O centenário propriamente dito ocorreu em 9 de setembro, dia do nascimento do pesquisador e professor, em 1907, em Belo Horizonte. Dezessete anos depois o pesquisador ingressava no curso de medicina da então Universidade de Minas Gerais, hoje UFMG. Atraído logo cedo para a atividade de pesquisa, o jovem Amílcar se aproximaria do Instituto Biológico Ezequiel Dias (filial do Instituto Oswaldo Cruz) já no ano seguinte, em 1925, quando cursava o segundo ano de medicina. Hoje o Instituto se chama Fundação Ezequiel Dias, órgão estadual de pesquisa e produção de fármacos, soros e vacinas. “Seguramente, à época, era o mais importante centro de pesquisas de Minas Gerais”, garante o pesquisador Naftale Katz, do alto de seus mais de 30 anos dedicados às ciências da saúde, e autor destas informações, que constam do artigo que publica sobre o professor Amílcar no livro organizado por Lisabel Klein.


Curiosamente fundado no mesmo ano de nascimento de Amílcar, o Instituto Ezequiel Dias, conta Katz, recebia visita periódica dos grandes pesquisadores que trabalhavam no Instituto Oswaldo Cruz, no Rio de Janeiro, e também contava em seu quadro local com uma gama de pesquisadores de primeira ordem. Freqüentando um ambiente científico por excelência durante todo o curso médico, Martins também freqüentava como auxiliar acadêmico o Instituto Biológico Ezequiel Dias. “Após a formatura foi nomeado médico (pesquisador) do mesmo Instituto em 1930. Desde o início de sua carreira, Martins sempre associou o trabalho científico em um órgão de pesquisa com a universidade. De fato, de 1930 a 1935 foi sucessivamente assistente das cadeiras de fisiologia, histologia e parasitologia da Faculdade de Medicina da UFMG, concomitantemente com as atividades científicas desenvolvidas no Instituto Ezequiel Dias”, diz o artigo de Katz.

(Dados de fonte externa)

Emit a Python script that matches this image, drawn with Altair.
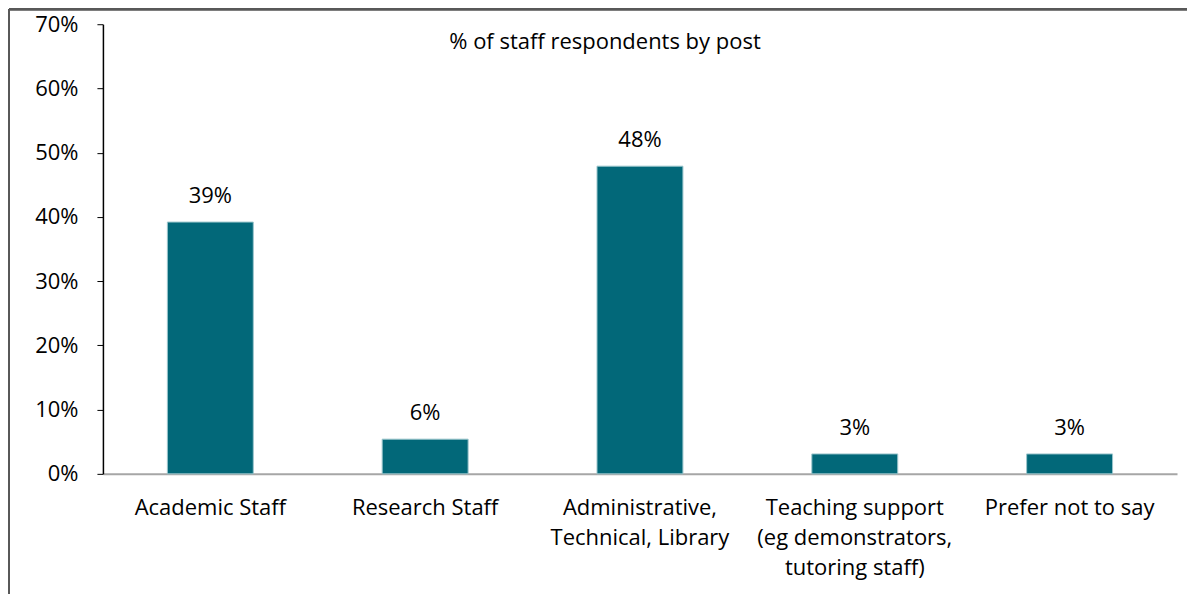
import altair as alt
import pandas as pd

categories = ["Academic Staff", "Research Staff", "Administrative,|Technical, Library",
              "Teaching support|(eg demonstrators,|tutoring staff)", "Prefer not to say"]
values = [39.2, 5.4, 47.9, 3.1, 3.1]
value_labels = ["39%", "6%", "48%", "3%", "3%"]

df = pd.DataFrame({"cat": categories, "val": [v / 100 for v in values], "lab": value_labels})

FONT = "Open Sans"
FS = 22
W, H = 1075, 450

x = alt.X("cat:N", sort=categories, title=None,
          scale=alt.Scale(paddingInner=0.6, paddingOuter=0.3),
          axis=alt.Axis(labelExpr="split(datum.label, '|')", labelAngle=0,
                        labelFont=FONT, labelFontSize=FS, labelColor="#000000",
                        labelLineHeight=30, labelPadding=34, ticks=False, labelLimit=400,
                        domainColor="#a6a6a6", domainWidth=2, labelBaseline="middle"))
y = alt.Y("val:Q", title=None,
          scale=alt.Scale(domain=[0, 0.7], nice=False),
          axis=alt.Axis(format=".0%", values=[0, 0.1, 0.2, 0.3, 0.4, 0.5, 0.6, 0.7],
                        labelFont=FONT, labelFontSize=FS, labelColor="#000000",
                        tickColor="#000000", tickSize=6, labelPadding=19,
                        domainColor="#000000", domainWidth=1.5, grid=False))

bars = alt.Chart(df).mark_bar(color="#026879", stroke="#9cc6cc", strokeWidth=1).encode(x=x, y=y)
texts = alt.Chart(df).mark_text(font=FONT, fontSize=FS, baseline="bottom", dy=-14,
                                color="#000000").encode(x=x, y=y, text="lab:N")

frame_left = alt.Chart(df).mark_rule(color="#595959", strokeWidth=2).encode(
    x=alt.value(-94), y=alt.value(-15), y2=alt.value(H + 150))
frame_top = alt.Chart(df).mark_rule(color="#595959", strokeWidth=2).encode(
    x=alt.value(-94), x2=alt.value(W + 100), y=alt.value(-15))

chart = alt.layer(frame_left, frame_top, bars, texts).properties(
    width=W, height=H,
    autosize=alt.AutoSizeParams(type="none"),
    padding={"left": 95, "top": 16, "right": 10, "bottom": 120},
    title=alt.Title("% of staff respondents by post", font=FONT, fontSize=FS,
                    fontWeight="normal", color="#000000", anchor="middle",
                    offset=-46, dx=-35),
).configure_view(stroke=None)

chart.save("out.html", embed_options={"renderer": "svg", "actions": False})
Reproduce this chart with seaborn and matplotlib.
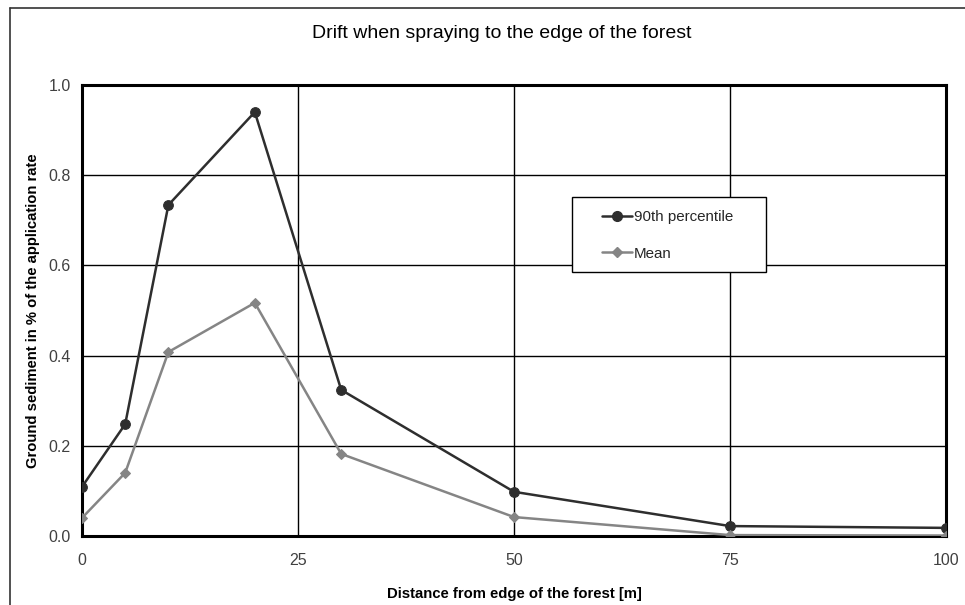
import matplotlib
matplotlib.use("Agg")
import matplotlib.pyplot as plt
from matplotlib.patches import Rectangle
from matplotlib.lines import Line2D
import seaborn as sns
import pandas as pd

# Drift measurements: distance from forest edge [m] and ground sediment [% of rate]
distance = [0, 5, 10, 20, 30, 50, 75, 100]
p90 = [0.109, 0.248, 0.734, 0.940, 0.324, 0.098, 0.022, 0.018]
mean = [0.040, 0.140, 0.408, 0.517, 0.182, 0.042, 0.002, 0.001]
series_names = ["90th percentile", "Mean"]
x_ticks = [0, 25, 50, 75, 100]
y_ticks = [0.0, 0.2, 0.4, 0.6, 0.8, 1.0]

df = pd.DataFrame({
    "distance": distance * 2,
    "value": p90 + mean,
    "series": [series_names[0]] * len(distance) + [series_names[1]] * len(distance),
})

sns.set_theme(style="white")
plt.rcParams["font.family"] = ["Liberation Sans", "DejaVu Sans"]

fig = plt.figure(figsize=(9.65, 6.05), dpi=100)
ax = fig.add_axes([82 / 965, 1 - 536 / 605, 864 / 965, 451 / 605])

colors = {"90th percentile": "#2e2e2e", "Mean": "#858585"}
markers = {"90th percentile": "o", "Mean": "D"}
sizes = {"90th percentile": 7, "Mean": 5}

for name in series_names:
    sub = df[df["series"] == name]
    sns.lineplot(data=sub, x="distance", y="value", ax=ax, color=colors[name],
                 marker=markers[name], markersize=sizes[name],
                 markeredgecolor=colors[name], linewidth=1.8, zorder=3,
                 legend=False)

ax.set_xlim(0, 100)
ax.set_ylim(0, 1.0)
ax.set_xticks(x_ticks)
ax.set_yticks(y_ticks)
ax.set_xticklabels([str(t) for t in x_ticks])
ax.set_yticklabels([f"{t:.1f}" for t in y_ticks])
ax.tick_params(axis="both", length=0, labelsize=11.5, colors="#404040")
ax.tick_params(axis="x", pad=12)
ax.tick_params(axis="y", pad=8)
ax.grid(True, color="black", linewidth=1.0)
for s in ax.spines.values():
    s.set_color("black")
    s.set_linewidth(2.2)
ax.set_axisbelow(True)

ax.set_xlabel("Distance from edge of the forest [m]", fontsize=10.7,
              fontweight="bold", color="black", labelpad=14)
ax.set_ylabel("Ground sediment in % of the application rate", fontsize=10.7,
              fontweight="bold", color="black", labelpad=6)

fig.text(502 / 965, 1 - 33 / 605, "Drift when spraying to the edge of the forest",
         ha="center", va="center", fontsize=14, color="black")

# Legend box with handles drawn inside it
box = Rectangle((0.567, 0.585), 0.225, 0.167, transform=ax.transAxes,
                facecolor="white", edgecolor="black", linewidth=1.0, zorder=4)
ax.add_patch(box)
handles = [Line2D([], [], color=colors[n], marker=markers[n], markersize=sizes[n],
                  linewidth=1.8) for n in series_names]
ax.legend(handles, series_names, loc="upper left",
          bbox_to_anchor=(0.602, 0.723), frameon=False, fontsize=10.9,
          handlelength=2.0, handletextpad=0.1, labelspacing=1.5,
          borderpad=0, borderaxespad=0)

# Outer figure border (left and top)
fig.add_artist(Line2D([10 / 965, 10 / 965], [0, 1 - 8 / 605],
                      transform=fig.transFigure, color="#333333", linewidth=1.2))
fig.add_artist(Line2D([10 / 965, 1], [1 - 8 / 605, 1 - 8 / 605],
                      transform=fig.transFigure, color="#333333", linewidth=1.2))

fig.savefig("out.png", dpi=100, facecolor="white")
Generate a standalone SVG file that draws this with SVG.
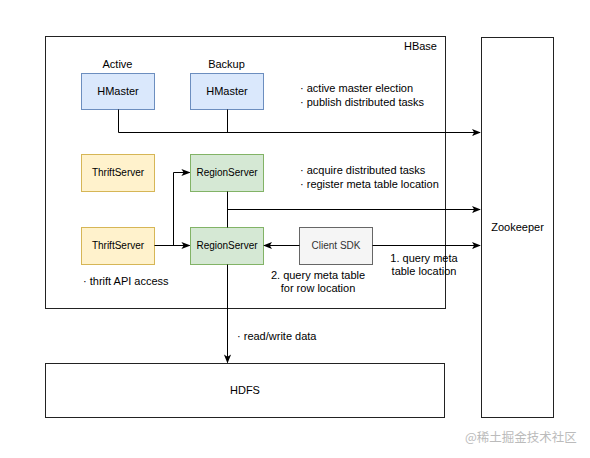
<svg xmlns="http://www.w3.org/2000/svg" width="590" height="458" viewBox="0 0 590 458">
<defs>
<style>
text{font-family:"Liberation Sans",Arial,sans-serif;font-size:11px;fill:#000}
.c{text-anchor:middle}
.s{font-size:10px}
.e{stroke:#000;stroke-width:1;fill:none}
.box{fill:#fff;stroke:#222;stroke-width:1}
.hm{fill:#dae8fc;stroke:#6c8ebf}
.ts{fill:#fff2cc;stroke:#d6b656}
.rs{fill:#d5e8d4;stroke:#82b366}
.sdk{fill:#f5f5f5;stroke:#666}
.wm{font-family:"Noto Sans CJK SC",sans-serif;font-size:12.5px;fill:#bbb}
</style>
<marker id="a" viewBox="0 0 10 10" refX="9" refY="5" markerWidth="9" markerHeight="9" orient="auto" markerUnits="userSpaceOnUse">
<path d="M0,1 L10,5 L0,9 L2.5,5 Z" fill="#000"/>
</marker>
</defs>
<rect width="590" height="458" fill="#fff"/>
<g id="hbase"><rect class="box" x="45.5" y="36.5" width="400" height="272"/><text x="437" y="50" text-anchor="end">HBase</text></g>
<g id="zookeeper"><rect class="box" x="481.5" y="37.5" width="72" height="380"/><text class="c" x="517.5" y="231">Zookeeper</text></g>
<g id="hdfs"><rect class="box" x="45.5" y="363.5" width="399" height="54"/><text class="c" x="245" y="394">HDFS</text></g>
<g id="hmaster-active"><text class="c" x="117.5" y="68">Active</text><rect class="hm" x="81.5" y="73.5" width="73" height="36"/><text class="c" x="118" y="95">HMaster</text></g>
<g id="hmaster-backup"><text class="c" x="226.5" y="68">Backup</text><rect class="hm" x="190.5" y="73.5" width="73" height="36"/><text class="c" x="227" y="95">HMaster</text></g>
<g id="thrift1"><rect class="ts" x="81.5" y="154.5" width="73" height="37"/><text class="c s" x="118" y="176">ThriftServer</text></g>
<g id="thrift2"><rect class="ts" x="81.5" y="227.5" width="73" height="37"/><text class="c s" x="118" y="249">ThriftServer</text></g>
<g id="rs1"><rect class="rs" x="190.5" y="154.5" width="73" height="37"/><text class="c s" x="227" y="176">RegionServer</text></g>
<g id="rs2"><rect class="rs" x="190.5" y="227.5" width="73" height="37"/><text class="c s" x="227" y="249">RegionServer</text></g>
<g id="clientsdk"><rect class="sdk" x="299.5" y="227.5" width="73" height="37"/><text class="c s" x="336" y="249" style="fill:#333">Client SDK</text></g>
<g id="notes">
<text x="300" y="92">· active master election</text>
<text x="300" y="106">· publish distributed tasks</text>
<text x="300" y="174">· acquire distributed tasks</text>
<text x="300" y="188">· register meta table location</text>
<text x="83" y="285">· thrift API access</text>
<text class="c" x="424" y="262">1. query meta</text>
<text class="c" x="424" y="275">table location</text>
<text class="c" x="318" y="279">2. query meta table</text>
<text class="c" x="318" y="292">for row location</text>
<text x="237" y="340">· read/write data</text>
<text class="wm" x="465" y="442">@稀土掘金技术社区</text>
</g>
<g id="connectors">
<path class="e" d="M118.5,109.5 V132.5 H480" marker-end="url(#a)"/>
<path class="e" d="M227.5,109.5 V132.5"/>
<path class="e" d="M154.5,245.5 H189.5" marker-end="url(#a)"/>
<path class="e" d="M173.5,245.5 V172.5 H189.5" marker-end="url(#a)"/>
<path class="e" d="M227.5,191.5 V227.5"/>
<path class="e" d="M227.5,209.5 H480" marker-end="url(#a)"/>
<path class="e" d="M299.5,245.5 H264" marker-end="url(#a)"/>
<path class="e" d="M372.5,245.5 H480" marker-end="url(#a)"/>
<path class="e" d="M227.5,264.5 V362.5" marker-end="url(#a)"/>
</g>
</svg>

O pesquisador mineiro publicou 104 trabalhos científicos de 1935 a 1991, tendo o último aparecido no prelo quando já havia falecido (13 de abril de 1990). Seu primeiro trabalho científico foi publicado em 1935 e versou sobre grupos sangüíneos entre os índios botocudos do Rio Doce (Martins & Bastos 1935). “Fazendo um levantamento de suas publicações por grandes temas – registrou Katz em seu artigo –, pode-se ver que três foram principalmente as áreas onde este grande pesquisador e sanitarista esteve envolvido: esquistossomose, doença de Chagas e flebotomíneos”.


Segundo este artigo, Amílcar publicou 16 trabalhos na área de esquistossomose, especialmente sobre diagnóstico, tratamento e também caramujos, hospedeiros silvestres e distribuição geográfica; sobre doença de Chagas, 11 trabalhos versando sobre vetores e fases clínicas, especialmente a fase aguda e distribuição geográfica da doença e dos vetores; e sobre os flebotomíneos, 64 trabalhos, abrangendo a sua distribuição em todas as Américas e dando especial contribuição na descrição de dezenas de novas espécies.


“Em 1937, Martins publicou seu primeiro trabalho sobre esquistossomose”, registrou Katz. No trabalho, ele comparou o valor para o diagnóstico da busca de ovos de Schistosoma mansoni pelo método de sedimentação e concentração com o exame direto. Este trabalho foi publicado na revista Brasil-Médico, no Rio de Janeiro. A mesma revista que, em 1908, publicou a descoberta por Pirajá da Silva da esquistossomose no Brasil. “Neste trabalho e nos seguintes sobre diagnóstico, Martins faz interessante descoberta. Mostrou que autores anteriores que tentaram encontrar esquistossomose em diferentes estados brasileiros não o haviam conseguido ou o fizeram apenas em poucos casos, porque estavam utilizando o método diagnóstico errado”, registrou Katz.